EXERCISE INPUT |
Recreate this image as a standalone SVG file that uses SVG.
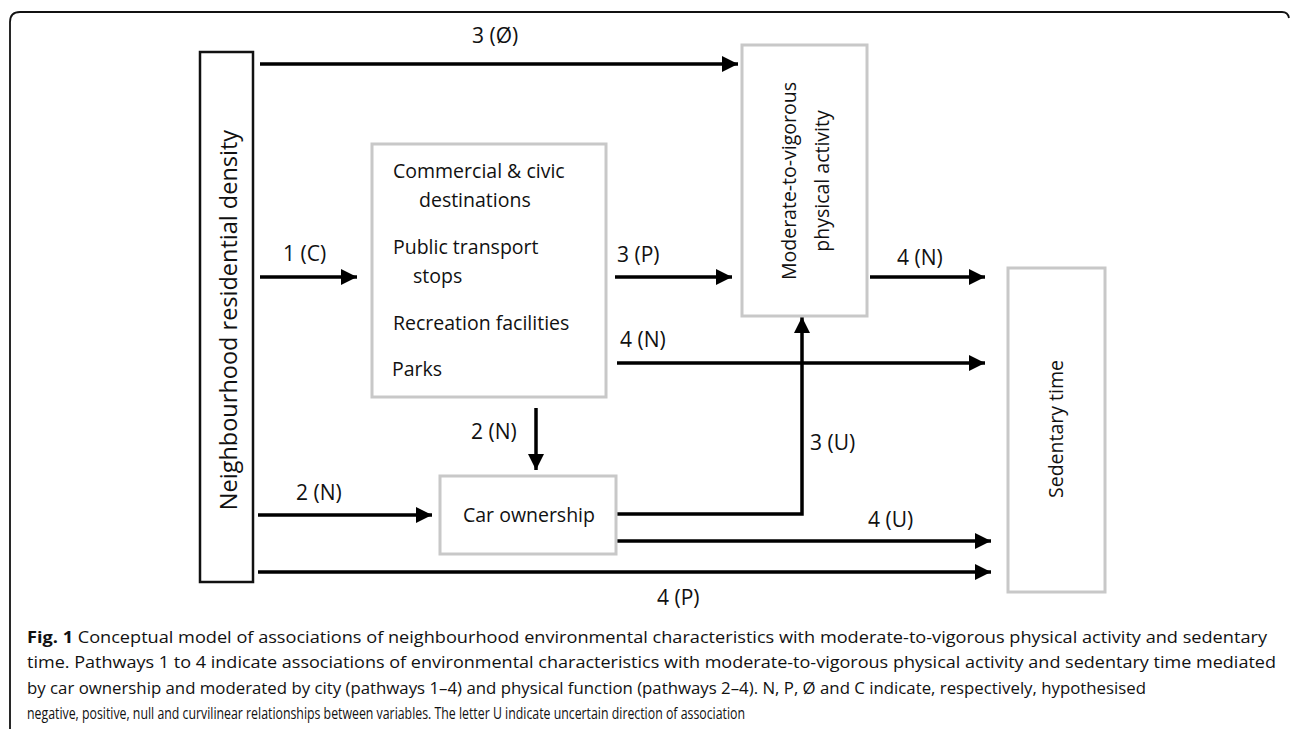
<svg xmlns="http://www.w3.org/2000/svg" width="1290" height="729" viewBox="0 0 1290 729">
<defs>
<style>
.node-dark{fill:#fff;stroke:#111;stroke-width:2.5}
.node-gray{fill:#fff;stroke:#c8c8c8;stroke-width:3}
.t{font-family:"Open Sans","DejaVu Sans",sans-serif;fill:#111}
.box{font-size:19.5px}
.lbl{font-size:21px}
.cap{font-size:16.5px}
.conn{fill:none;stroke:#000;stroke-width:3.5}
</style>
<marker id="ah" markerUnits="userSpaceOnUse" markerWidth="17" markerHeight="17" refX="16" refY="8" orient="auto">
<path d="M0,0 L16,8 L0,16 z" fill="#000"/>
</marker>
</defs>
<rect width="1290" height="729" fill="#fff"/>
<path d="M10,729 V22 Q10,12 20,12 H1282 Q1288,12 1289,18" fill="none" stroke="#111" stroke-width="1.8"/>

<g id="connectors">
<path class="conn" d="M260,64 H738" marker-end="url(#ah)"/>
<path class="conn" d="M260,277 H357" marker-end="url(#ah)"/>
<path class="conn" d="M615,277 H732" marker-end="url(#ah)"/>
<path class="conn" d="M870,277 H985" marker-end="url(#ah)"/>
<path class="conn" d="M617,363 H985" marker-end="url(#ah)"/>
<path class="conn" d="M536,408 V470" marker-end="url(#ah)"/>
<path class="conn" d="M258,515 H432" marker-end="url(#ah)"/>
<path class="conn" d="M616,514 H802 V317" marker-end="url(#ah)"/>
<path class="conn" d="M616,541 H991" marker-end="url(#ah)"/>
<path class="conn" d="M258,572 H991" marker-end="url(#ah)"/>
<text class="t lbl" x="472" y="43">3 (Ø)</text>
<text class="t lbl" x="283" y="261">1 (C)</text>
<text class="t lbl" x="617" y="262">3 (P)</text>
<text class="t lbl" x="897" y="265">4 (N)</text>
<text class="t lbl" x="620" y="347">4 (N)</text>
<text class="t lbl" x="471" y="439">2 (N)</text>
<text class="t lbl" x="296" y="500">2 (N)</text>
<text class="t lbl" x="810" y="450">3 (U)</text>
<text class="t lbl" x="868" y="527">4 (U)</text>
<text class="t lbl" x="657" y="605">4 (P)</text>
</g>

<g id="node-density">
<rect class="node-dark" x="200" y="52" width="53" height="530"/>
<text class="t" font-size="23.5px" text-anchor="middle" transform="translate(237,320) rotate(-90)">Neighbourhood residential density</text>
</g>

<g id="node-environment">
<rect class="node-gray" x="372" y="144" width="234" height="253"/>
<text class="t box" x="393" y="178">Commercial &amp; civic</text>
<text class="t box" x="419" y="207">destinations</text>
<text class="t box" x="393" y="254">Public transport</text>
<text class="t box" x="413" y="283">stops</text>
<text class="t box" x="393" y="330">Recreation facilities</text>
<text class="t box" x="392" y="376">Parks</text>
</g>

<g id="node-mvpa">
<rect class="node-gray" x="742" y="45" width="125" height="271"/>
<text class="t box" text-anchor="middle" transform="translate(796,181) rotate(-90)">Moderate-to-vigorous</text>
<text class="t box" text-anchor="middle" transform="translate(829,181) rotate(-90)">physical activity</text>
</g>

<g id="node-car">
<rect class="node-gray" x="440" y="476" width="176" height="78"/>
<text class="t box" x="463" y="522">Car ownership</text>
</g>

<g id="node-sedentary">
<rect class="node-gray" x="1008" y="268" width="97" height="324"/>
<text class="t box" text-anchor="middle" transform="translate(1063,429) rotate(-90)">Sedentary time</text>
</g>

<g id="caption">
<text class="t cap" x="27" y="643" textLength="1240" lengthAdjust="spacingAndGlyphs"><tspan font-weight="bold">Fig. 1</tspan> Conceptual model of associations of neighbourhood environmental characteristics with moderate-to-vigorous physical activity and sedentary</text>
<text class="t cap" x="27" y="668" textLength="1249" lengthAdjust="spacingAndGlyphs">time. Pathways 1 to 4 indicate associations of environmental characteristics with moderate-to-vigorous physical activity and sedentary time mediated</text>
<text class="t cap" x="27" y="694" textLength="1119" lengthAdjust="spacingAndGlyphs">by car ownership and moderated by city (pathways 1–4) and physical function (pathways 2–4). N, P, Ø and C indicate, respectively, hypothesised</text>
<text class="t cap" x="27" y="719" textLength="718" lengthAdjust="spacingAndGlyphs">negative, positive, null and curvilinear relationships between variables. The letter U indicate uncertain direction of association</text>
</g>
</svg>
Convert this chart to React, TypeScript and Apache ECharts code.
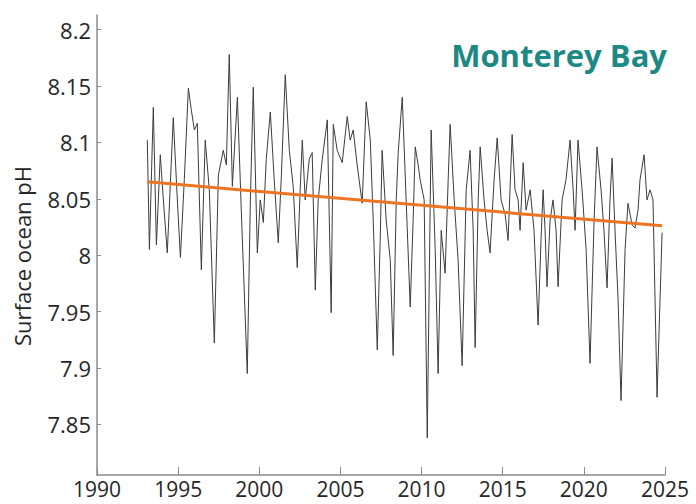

EXERCISE | Set the pictures aside and transcribe the data above exactly.

COMPLETED TASK |
Recreate this image as a standalone SVG file that uses SVG.
<svg xmlns="http://www.w3.org/2000/svg" width="1290" height="729" viewBox="0 0 1290 729">
<defs>
<style>
.node-dark{fill:#fff;stroke:#111;stroke-width:2.5}
.node-gray{fill:#fff;stroke:#c8c8c8;stroke-width:3}
.t{font-family:"Open Sans","DejaVu Sans",sans-serif;fill:#111}
.box{font-size:19.5px}
.lbl{font-size:21px}
.cap{font-size:16.5px}
.conn{fill:none;stroke:#000;stroke-width:3.5}
</style>
<marker id="ah" markerUnits="userSpaceOnUse" markerWidth="17" markerHeight="17" refX="16" refY="8" orient="auto">
<path d="M0,0 L16,8 L0,16 z" fill="#000"/>
</marker>
</defs>
<rect width="1290" height="729" fill="#fff"/>
<path d="M10,729 V22 Q10,12 20,12 H1282 Q1288,12 1289,18" fill="none" stroke="#111" stroke-width="1.8"/>

<g id="connectors">
<path class="conn" d="M260,64 H738" marker-end="url(#ah)"/>
<path class="conn" d="M260,277 H357" marker-end="url(#ah)"/>
<path class="conn" d="M615,277 H732" marker-end="url(#ah)"/>
<path class="conn" d="M870,277 H985" marker-end="url(#ah)"/>
<path class="conn" d="M617,363 H985" marker-end="url(#ah)"/>
<path class="conn" d="M536,408 V470" marker-end="url(#ah)"/>
<path class="conn" d="M258,515 H432" marker-end="url(#ah)"/>
<path class="conn" d="M616,514 H802 V317" marker-end="url(#ah)"/>
<path class="conn" d="M616,541 H991" marker-end="url(#ah)"/>
<path class="conn" d="M258,572 H991" marker-end="url(#ah)"/>
<text class="t lbl" x="472" y="43">3 (Ø)</text>
<text class="t lbl" x="283" y="261">1 (C)</text>
<text class="t lbl" x="617" y="262">3 (P)</text>
<text class="t lbl" x="897" y="265">4 (N)</text>
<text class="t lbl" x="620" y="347">4 (N)</text>
<text class="t lbl" x="471" y="439">2 (N)</text>
<text class="t lbl" x="296" y="500">2 (N)</text>
<text class="t lbl" x="810" y="450">3 (U)</text>
<text class="t lbl" x="868" y="527">4 (U)</text>
<text class="t lbl" x="657" y="605">4 (P)</text>
</g>

<g id="node-density">
<rect class="node-dark" x="200" y="52" width="53" height="530"/>
<text class="t" font-size="23.5px" text-anchor="middle" transform="translate(237,320) rotate(-90)">Neighbourhood residential density</text>
</g>

<g id="node-environment">
<rect class="node-gray" x="372" y="144" width="234" height="253"/>
<text class="t box" x="393" y="178">Commercial &amp; civic</text>
<text class="t box" x="419" y="207">destinations</text>
<text class="t box" x="393" y="254">Public transport</text>
<text class="t box" x="413" y="283">stops</text>
<text class="t box" x="393" y="330">Recreation facilities</text>
<text class="t box" x="392" y="376">Parks</text>
</g>

<g id="node-mvpa">
<rect class="node-gray" x="742" y="45" width="125" height="271"/>
<text class="t box" text-anchor="middle" transform="translate(796,181) rotate(-90)">Moderate-to-vigorous</text>
<text class="t box" text-anchor="middle" transform="translate(829,181) rotate(-90)">physical activity</text>
</g>

<g id="node-car">
<rect class="node-gray" x="440" y="476" width="176" height="78"/>
<text class="t box" x="463" y="522">Car ownership</text>
</g>

<g id="node-sedentary">
<rect class="node-gray" x="1008" y="268" width="97" height="324"/>
<text class="t box" text-anchor="middle" transform="translate(1063,429) rotate(-90)">Sedentary time</text>
</g>

<g id="caption">
<text class="t cap" x="27" y="643" textLength="1240" lengthAdjust="spacingAndGlyphs"><tspan font-weight="bold">Fig. 1</tspan> Conceptual model of associations of neighbourhood environmental characteristics with moderate-to-vigorous physical activity and sedentary</text>
<text class="t cap" x="27" y="668" textLength="1249" lengthAdjust="spacingAndGlyphs">time. Pathways 1 to 4 indicate associations of environmental characteristics with moderate-to-vigorous physical activity and sedentary time mediated</text>
<text class="t cap" x="27" y="694" textLength="1119" lengthAdjust="spacingAndGlyphs">by car ownership and moderated by city (pathways 1–4) and physical function (pathways 2–4). N, P, Ø and C indicate, respectively, hypothesised</text>
<text class="t cap" x="27" y="719" textLength="718" lengthAdjust="spacingAndGlyphs">negative, positive, null and curvilinear relationships between variables. The letter U indicate uncertain direction of association</text>
</g>
</svg>
Convert this chart to React, TypeScript and Apache ECharts code.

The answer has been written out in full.